The Grand Jury wrote:
“A specialized law enforcement human trafficking database is needed that can track the different, but correlated information on human trafficking. A database is an essential component to the fight against human trafficking. For example, such systems are in place to combat gang suppression and car theft activity in Southern California. A similar system should be in place to combat human sex trafficking.”
Such comparisons suggest how authorities still underestimate or understate the damage of human trafficking. That, too, was a theme of the event at the Orange County Museum of Art and something Samueli and others said they hope to change.
After telling the audience that human trafficking affects about 28 million people around the world and generates at least $150 billion a year for the people who control them, John Richmond, a former federal prosecutor who from 2018 through 2021 served as the U.S. Ambassador at-Large to Monitor and Combat Trafficking in Persons, drew a few gasps when he said the United States “spends more to combat wildlife trafficking than it spends on human trafficking.”

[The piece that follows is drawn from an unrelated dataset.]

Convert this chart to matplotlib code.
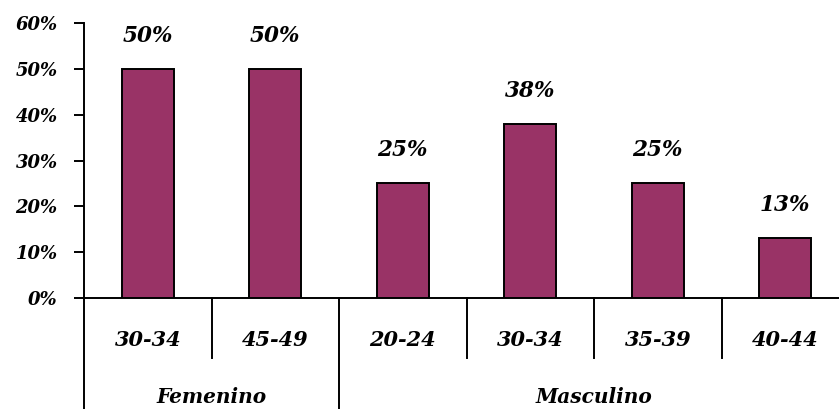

Richmond, who noted that only in the last few years has every nation on earth explicitly outlawed slavery, said that even though the United States is getting better at combating human trafficking and generally is viewed as an international leader on the issue, it’s still largely a version of prosecutorial whack-a-mole.
Samueli, among others, said one issue that could change the dynamics of human trafficking is to focus as much on consumer demand as on the victims who are forced to be suppliers.
“I don’t understand why we just can’t stop the people who are buying trafficked services. If you get your nails done, or people doing your yard work, right now people have no idea if the people they’re hiring are working voluntarily,” she said.
“And when it comes to trafficking girls. I would put the photos of the buyers up at the airport,” Samueli added. “I think that would send the message of, ‘If you don’t want this to happen to you, then don’t do this.’”
Samueli, wife of Broadcom co-founder Henry Samueli, suggested everything from new technologies (“an app that could help tell consumers about the labor behind a certain product”) to political action against a new push to create legal red light districts in some parts of California could be on the table for her group going forward. She also said she isn’t sure of the specific next step for her group, but more public awareness events are coming.
That, on its own, might help.
Richmond, who has prosecuted federal trafficking cases in Santa Ana and now leads the non-profit human rights organization Libertas Council, said change on human trafficking will come only if the public – as consumers, as voters, as advocates – takes the issue seriously.
“The question is going to be this: Do we care more about people than traffickers care about profits?”